Besides the unsettling doubts between the real and the magical, what is more significant is the allusions to the issue of violence and the possible sociopolitical connotations in this episode. The “being” of the pop-cultural iconic figure Colonel Sanders, for instance, could allude to Japan’s historical past: the U.S. occupation after WWII and the American cultural invasion. The “intrusion” of this American pop cultural figure is metaphorical of the cultural invasion or the Americanization after WWII. His humorous but kind of ironic remarks on the de-mythification of the
Japanese emperor have just implied the U.S. power over the Japanese (308). Similarly, the two soldiers in their Imperial uniforms do not intend to show the once-glory
Imperial Japan; instead, they insist that the uniforms are the signs of “what we left behind” (434). Interestingly, they choose to remain as “soldiers” rather than to give up such an identity. In fact, they used to be a farmer and a fresh graduate before they were drafted (433). However, they behave in a soldier’s way, doing a soldier’s job in that world; they stand at attention, salute, and are always on sentry (451 and 480).

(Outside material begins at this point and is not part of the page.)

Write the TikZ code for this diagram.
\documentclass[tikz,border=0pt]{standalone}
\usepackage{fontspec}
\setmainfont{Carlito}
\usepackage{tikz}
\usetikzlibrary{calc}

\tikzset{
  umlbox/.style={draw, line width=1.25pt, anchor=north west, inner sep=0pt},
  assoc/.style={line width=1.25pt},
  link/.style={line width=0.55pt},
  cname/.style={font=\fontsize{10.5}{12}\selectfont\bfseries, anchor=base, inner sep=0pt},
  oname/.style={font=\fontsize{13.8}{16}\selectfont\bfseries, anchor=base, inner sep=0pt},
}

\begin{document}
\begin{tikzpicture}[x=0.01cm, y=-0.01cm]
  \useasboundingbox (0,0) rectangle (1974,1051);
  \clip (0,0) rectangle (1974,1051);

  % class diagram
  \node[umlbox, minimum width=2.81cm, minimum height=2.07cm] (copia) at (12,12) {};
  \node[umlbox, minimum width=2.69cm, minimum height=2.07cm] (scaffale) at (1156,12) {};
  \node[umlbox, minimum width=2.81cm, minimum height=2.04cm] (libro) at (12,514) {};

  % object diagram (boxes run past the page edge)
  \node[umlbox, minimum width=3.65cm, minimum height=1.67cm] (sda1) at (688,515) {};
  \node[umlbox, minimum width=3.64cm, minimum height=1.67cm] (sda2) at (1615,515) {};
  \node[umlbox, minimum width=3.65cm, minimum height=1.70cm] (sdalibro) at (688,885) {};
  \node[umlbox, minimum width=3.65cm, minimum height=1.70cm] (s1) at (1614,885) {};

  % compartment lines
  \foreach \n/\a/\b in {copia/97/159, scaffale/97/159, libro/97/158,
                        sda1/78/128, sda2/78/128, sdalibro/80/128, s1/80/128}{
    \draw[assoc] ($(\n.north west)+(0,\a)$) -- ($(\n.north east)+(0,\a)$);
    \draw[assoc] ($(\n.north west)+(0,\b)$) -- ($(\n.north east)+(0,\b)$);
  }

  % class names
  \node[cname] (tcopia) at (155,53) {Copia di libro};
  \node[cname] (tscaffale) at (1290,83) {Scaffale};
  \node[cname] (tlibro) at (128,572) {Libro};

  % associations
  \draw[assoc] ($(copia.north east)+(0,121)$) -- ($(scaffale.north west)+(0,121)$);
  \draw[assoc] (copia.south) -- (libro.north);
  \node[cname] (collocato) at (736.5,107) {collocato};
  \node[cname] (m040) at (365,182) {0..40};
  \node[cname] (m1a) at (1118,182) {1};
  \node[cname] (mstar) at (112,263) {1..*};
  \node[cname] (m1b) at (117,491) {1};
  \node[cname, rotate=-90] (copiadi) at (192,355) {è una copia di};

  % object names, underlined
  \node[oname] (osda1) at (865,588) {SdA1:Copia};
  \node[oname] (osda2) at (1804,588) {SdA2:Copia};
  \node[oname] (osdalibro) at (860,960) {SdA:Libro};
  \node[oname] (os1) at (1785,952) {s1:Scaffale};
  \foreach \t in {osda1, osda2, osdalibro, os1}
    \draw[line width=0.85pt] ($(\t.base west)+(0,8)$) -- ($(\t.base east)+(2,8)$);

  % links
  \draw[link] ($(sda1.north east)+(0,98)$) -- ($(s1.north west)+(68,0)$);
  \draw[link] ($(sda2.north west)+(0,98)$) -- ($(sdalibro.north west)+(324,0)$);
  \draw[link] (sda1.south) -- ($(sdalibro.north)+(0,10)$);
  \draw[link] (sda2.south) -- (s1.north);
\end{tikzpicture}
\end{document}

Their deeds contradict their comments on the war and violence, hinting that it is not easy to come up with a lucid explanation of such ambivalence (447). Similarly, the alternative world in the novel is not like a world of the dead (i.e. a hell) or a fairyland. The realistic setting (with an objective description) and the familiarity of the
alternative world could upset the readers if one expects to see something extraordinary. It looks like a utopia, a social-political ideal place, yet there is no exact “rule” for one to obey. Or, the rule is something very philosophical: “when you’re in the forest, you become a seamless part of it. When you’re in the rain, you’re a part of the rain…” (472). There is also something excessive that one cannot find some appropriate interpretation to “contain” it. For instance, there is no written word in any form: neither labels on clothes nor books (470). The author deliberately expunges any kind of word from this alterative world. If its letter-less-ness suggests the prevention of civilization from infiltrating to this world, it somehow contradicts their use of products that civilization has brought. Such ambivalence and excessiveness are also the fascinating but challenging part in Murakami’s magical realistic presentations of the issue of violence in Kafka on the Shore.
Sex, Incest, and Desire
With the magical-realistic writings and interweavement of the narratives, Kafka had certain relation with Satoru Nakata and got involved in his father’s death, which coincidentally fulfilled his father’s “Oedipal malediction” against him (patricide). The other part of his father’s curse was that Kafka would have incestuous relations with his sister and mother. In the novel, Kafka met two women that he viewed as his potential sister and mother: Sakura and Miss Saeki. With the magical realistic narrative effects and “play” of the Oedipus complex, Murakami not only blurs the realistic and fantastic but also creates certain “relationships”—partly incest and partly romances—between Kafka and Sakura, and Kafka and Miss Saeki: Sakura’s “hand job” on Kafka, Kafka’s dream of rape, Kafka’s love for the ghostly young Saeki/the real Miss Saeki, and their potential mother-son and lover relations. The elusive relationships between the characters also complicate the possible interpretations.